Common Causes of Valve Disease
- Aging: Calcium deposits build up on the leaflets over decades, making them thicker and stiffer.
- Rheumatic disease: Scarring from untreated strep infections remains the leading cause of valve disease globally.
- Endocarditis: A severe bloodstream infection that damages the valve lining, sometimes associated with intravenous drug use.
- Heart attack: Damage to the papillary muscles can cause a valve to stop closing properly.
- Congenital defects: Some people are born with valve malformations.
- Connective tissue disorders: Conditions like Marfan syndrome can weaken the valve structure.
How Atrioventricular Valves Differ From Semilunar Valves
Your heart has four valves total. The two atrioventricular valves (mitral and tricuspid) sit between the atria and ventricles. The other two, the aortic and pulmonary valves, sit between the ventricles and the major arteries leaving the heart. These are called semilunar valves because their leaflets are shaped like half-moons.

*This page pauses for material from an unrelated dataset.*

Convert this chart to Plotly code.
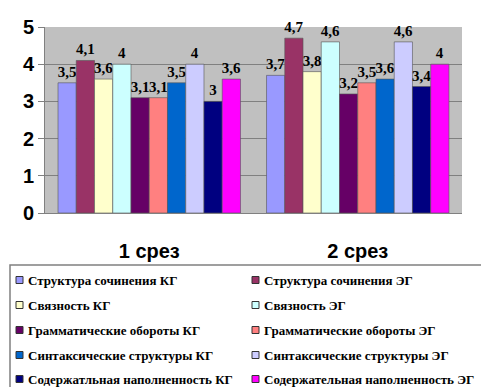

The key structural difference is that semilunar valves have no chordae tendineae or papillary muscles. They rely on their cup-like shape to catch blood that tries to flow backward, pressing the leaflets together to form a seal. Atrioventricular valves, by contrast, need the full tethering apparatus because they face much greater backward pressure during ventricular contraction. The semilunar valves also have three small, symmetrical leaflets each, while the atrioventricular valves have the asymmetric two-leaflet and three-leaflet arrangements described above.